Conversations that run aground and plot strands that do not come together are recurring features in two other novels, Migrations (1977) and Conversations in Another Room (1994). Whereas Migrations depicts a group of alienated characters in search of their bearings, juxtaposing a hostile urban environment with the agonies of loneliness and hopelessness, Conversations in Another Room emphasizes a further feature of Josipovici's prose, his humour. Two old ladies squabbling with each other, their jealousy and distrust of one another and the stubbornness of old age are depicted with stunning realism. The novel anticipates the hilarious parts of The Big Glass (1991) and Now. Perhaps the most accessible of Josipovici´s novels is Contre-Jour: A Triptych After Pierre Bonnard (1986), a fantasia on themes from the painter's life.
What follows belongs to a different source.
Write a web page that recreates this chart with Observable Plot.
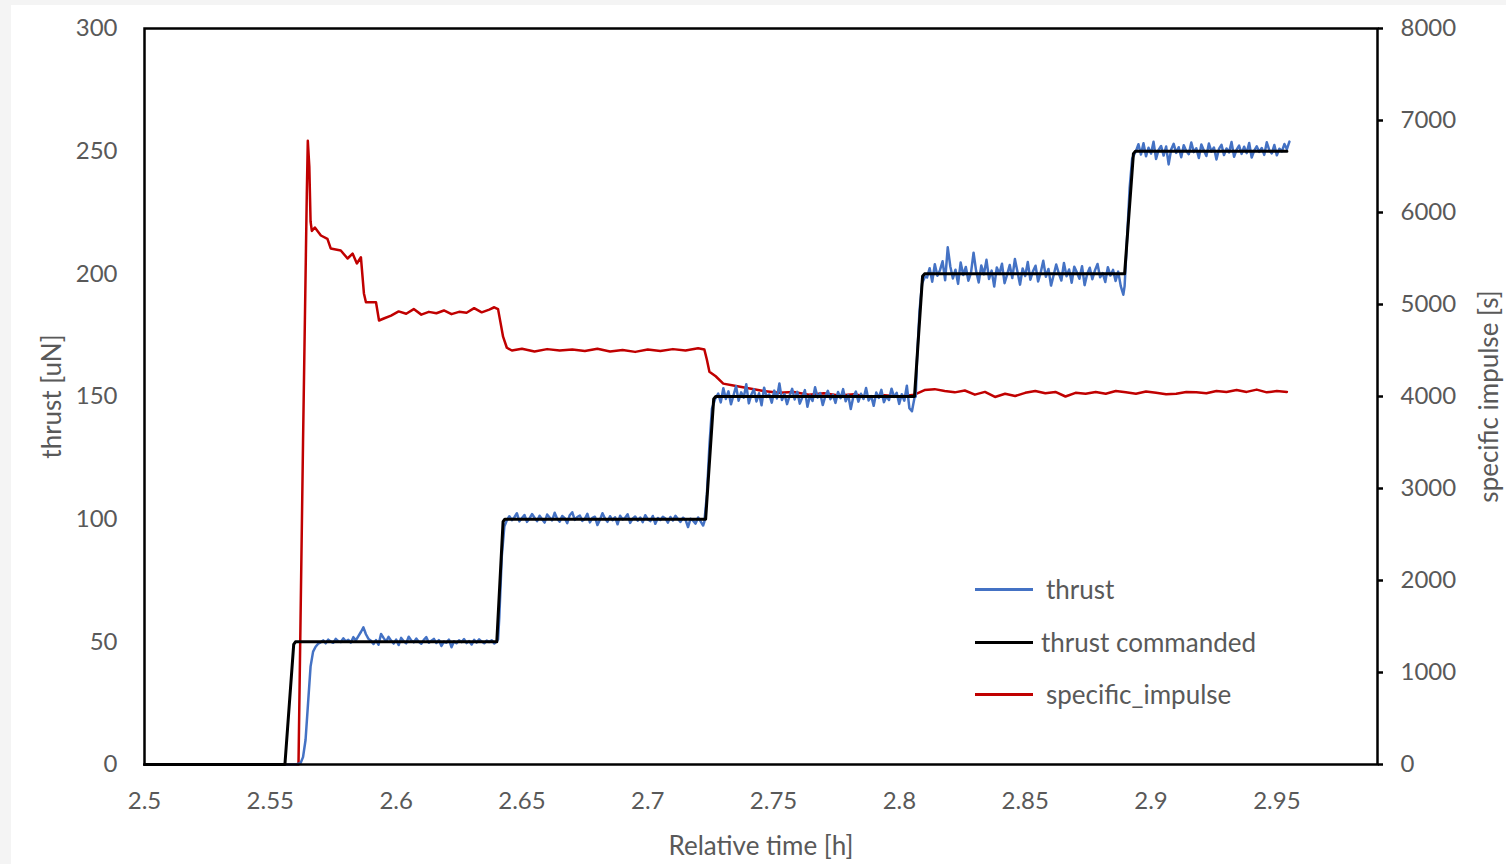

Two novels that have received wide critical acclaim are The Air We Breathe (1981), runner-up for the Booker Prize, and In a Hotel Garden (1993) which manages to treat the traumas of the holocaust in extremely subtle fashion and is perhaps Josipovici's most obvious echo of Aharon Appelfeld's work.

 

Between 1970 and 1994 Gabriel Josipovici also wrote a considerable number of stage and radio plays. The majority of the stage plays were premiered at the Gardner Centre of Sussex University (Brighton Actors' Workshop). In addition, one play was commissioned by the National Theatre (A Moment, 1979); one performed at the Royal Court (Dreams of Mrs Fraser, 1972); two at the Cockpit (Mrs Fraser 1975; with Echo); and one premiered at the Royal Lyceum Theatre in Edinburgh (Flow 1973).

 

Many of the plays are, as yet, unavailable in print. The same holds for the radio plays, a great number of which have been broadcast on BBC Radio 3 and 4. Of the many exciting pieces, I would like to concentrate on Vergil Dying (1978), a play available in print in the collection Steps (1990), and on Mr Vee (1988), which received the Society of Authors Award for Best Original Script in 1988. Vergil Dying, conceived as a stage play but premiered as a radio play, depicts the final moments of the Latin poet Virgil before he dies (in the theatrical version this death occurs on stage). He tries to destroy his scroll with the Aenead but fails to do so; he is also preoccupied with questions concerning the morality of his art and the ethics of imperial poetry. The poet's soliloquy echoes passages from the Aenead and other works by Virgil. The play can be compared with Broch's novel The Death of Virgil (1945).

 

Mr Vee, a fantasia based on Velásquez' painting Las Meninas, shrewdly supplements the reflections within reflections rendered on the canvas by an illicit love affair between the lady of the house (Rachel) and the painter (Mr Vee), who paints his own instead of the husband's face in the mirror depicted in the background of the Velásquez' canvas. This fantasy of belonging together turns out to be the reality that Rachel chooses over elopement with Vee.

 

Gabriel Josipovici presents us with a wide panoply of work that ranges from the sympathetic portrayal of man's loneliness and alienation to the hilarious evocation of everyday misunderstandings. He also engages in a sophisticated deployment of narrative and dramatic techniques. He is one of the leading British fiction writers and one of the most interesting British Jewish authors of his generation, although the full extent of his genius still needs to be recognized.